En el discurso que Rosemary comienza a darle a la muchacha se trasluce una intención: más que hacerle un favor a la mendiga, la protagonista del relato pareciera querer probarse a sí misma que, a pesar de sus riquezas, tiene corazón. Que no pueda terminar la frase evidencia, a su vez, que quizás nunca ha cuestionado realmente sus privilegios, que no tiene elementos para pensar por qué ella es rica mientras otra mujer de su misma edad no tiene dinero ni para un té. De la misma manera, al entrar a su lujosa casa percibe por primera vez la excepcionalidad de su riqueza, justamente porque está acompañada de una muchacha que no ha estado nunca en un lugar así. Además, si hasta hace unos instantes su vida de lujos no lograba apaciguar la inminente tristeza que habita al interior de toda persona, ahora todo cobra, para Rosemary, una perspectiva que la favorece. A través de los ojos de la mendiga, la vida de la protagonista parece perfecta. El símil con que culmina la frase evidencia en la protagonista un resquicio de sensibilidad infantil, según la cual el dinero es algo que se mide en la posibilidad de abrir muchas cajitas en el cuarto de juego. A la manera de una niña, no concibe el dinero ni piensa en su proveniencia, sino que simplemente adora los objetos que este puede regalarle.

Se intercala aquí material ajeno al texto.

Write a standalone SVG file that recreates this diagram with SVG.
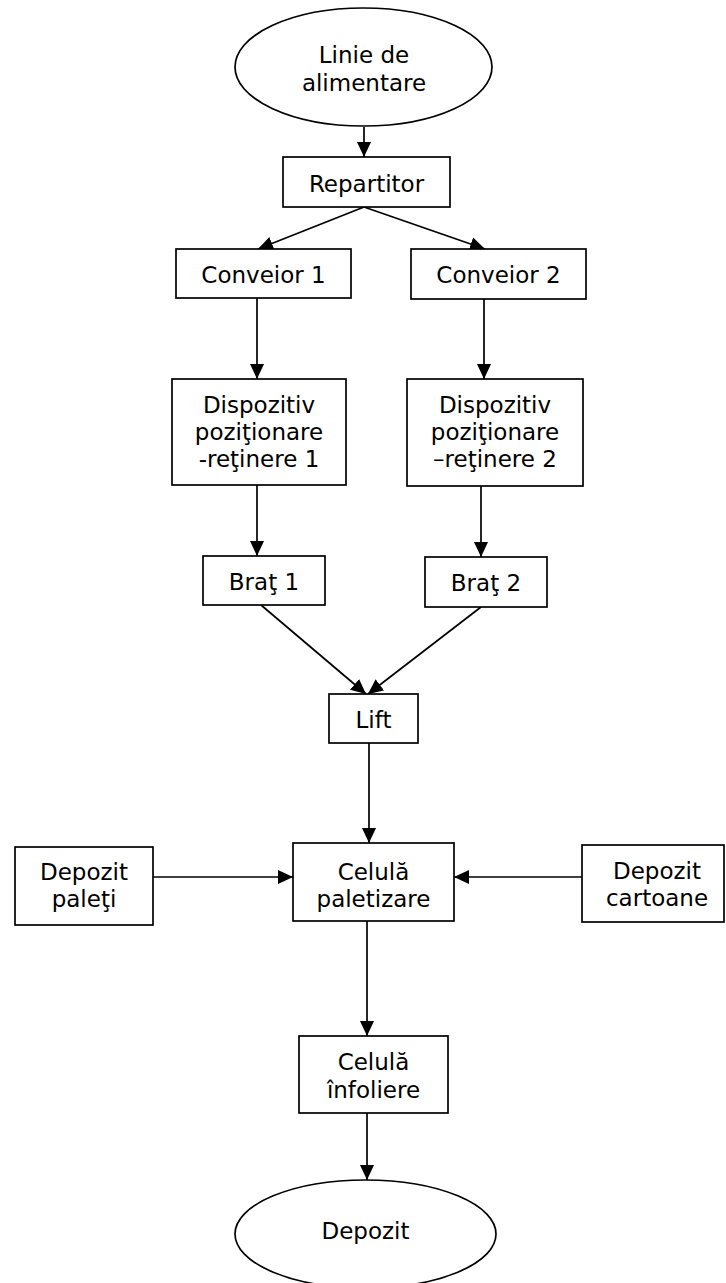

"La mesa estaba puesta. Como de costumbre, aquella mesa para dos, preparada solo para dos personas y, sin embargo, tan bien preparada, tan perfecta, en la que no quedaba sitio para una tercera persona, me dio una impresión extraña y repentina, como si me hubiese herido aquel fulgor de plata que temblaba encima del mantel blanco, en los vasos brillantes, en las fresias del jarrón".
En "El veneno" la autora logra ilustrar la completitud de un vínculo amoroso en toda su complejidad. Por medio de esta primera imagen, el narrador protagonista del relato deja ver una perturbación que bien puede asociarse al sentimiento de los celos: aunque está a solas con la mujer que ama, tal como lo señala la mesa para dos, no logra confiar del todo en la ilusión que representa para él la exclusividad de ese amor. En esa "impresión extraña" que lo hiere y de la cual responsabiliza al "fulgor de plata" se evidencia una sutil sospecha de que esa perfección puede no ser tal, que la mujer que él adora no lo ame solamente a él: aunque no parezca haber espacio para otro en la mesa, el fantasma de un "tercero" no abandona su mente, imposibilitándole la paz.